Questa la ricetta che le dieci associazioni tarantine ideatrici della nuova campagna di comunicazione propongono. A sostenerle, però, ci sono anche cittadini di Taranto che non vivono nel quartiere adiacente lo stabilimento siderurgico. “La cosa che più ci ha colpito è l’appoggio ricevuto da tutta la città. E ci fa piacere”, spiega alla Dire Massimo Castellana, portavoce di ‘Genitori tarantini’, una delle associazioni firmatarie.

“Questo nuovo manifesto- continua Castellana- nelle intenzioni delle associazioni firmatarie e dei cittadini che hanno voluto sostenerlo, dovrebbe arrivare come un pugno nello stomaco ai vertici della politica italiana che da troppi anni relegano Taranto e i suoi abitanti a vittime sacrificali per la ricchezza nazionale, seppellendo il territorio ionico sotto un insopportabile numero di ingiustizie, nel più gretto disprezzo dei dettami della Costituzione”.

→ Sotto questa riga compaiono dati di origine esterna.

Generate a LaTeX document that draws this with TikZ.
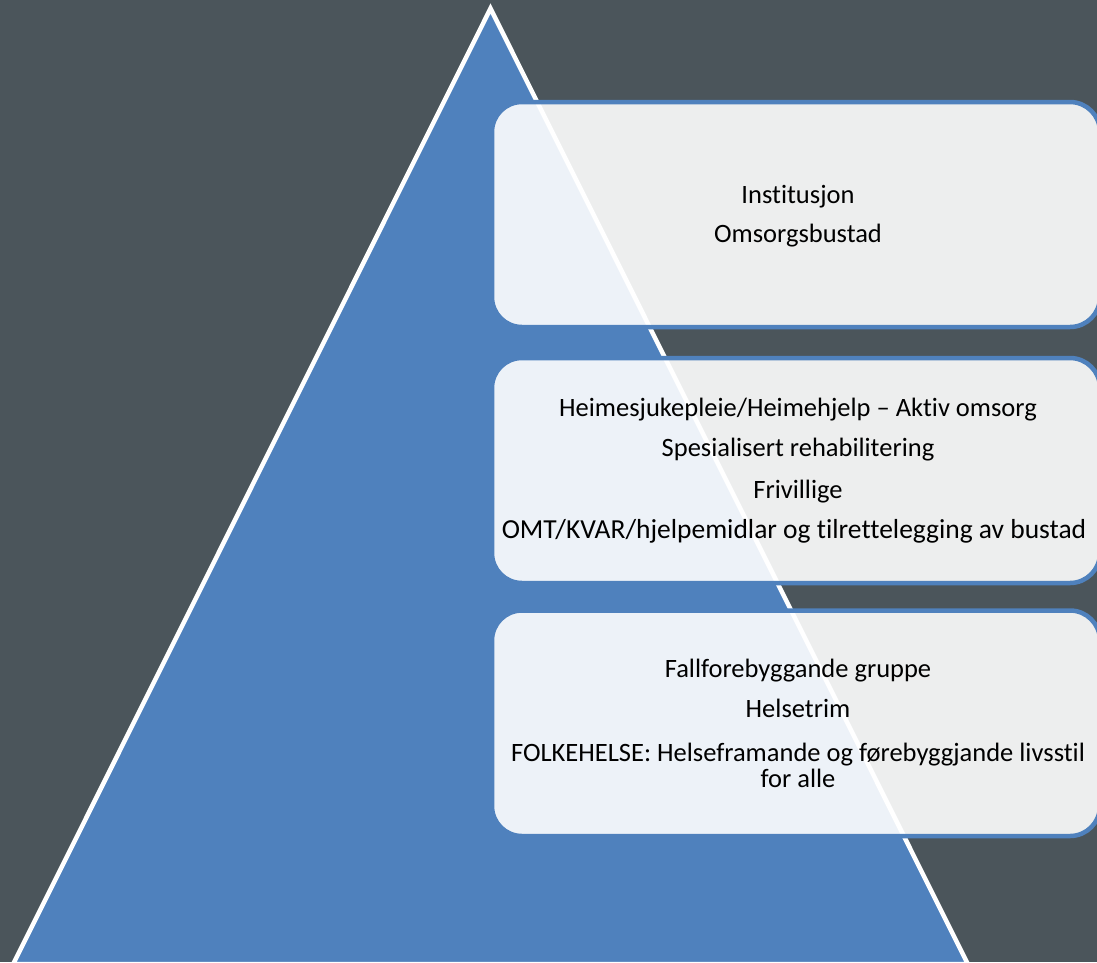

“Qui, la sublime bellezza del territorio viene sacrificata a favore di industrie altamente inquinanti che minano in modo irreparabile ambiente e salute”, prosegue Massimo Castellana, portavoce di ‘Genitori tarantini’, una delle associazioni firmatarie che continua: “Ci chiediamo quanti altri bambini, quanti altri tarantini devono morire affinché l’Ilva possa raggiungere il pareggio di bilancio?”.

Il prezzo pagato “e che ancora paghiamo è insopportabilmente alto, per malattie, morti, disoccupazione, per non parlare dei giovani costretti a lasciare questa terra. Ci negano un futuro ecosostenibile. Il nostro è un territorio offeso e ferito”, evidenzia Castellana, “Taranto continua a essere trattata come un possedimento dello Stato e non come parte di uno Stato in cui i diritti e la dignità vengono riconosciuti in maniera uguale a tutti i cittadini”.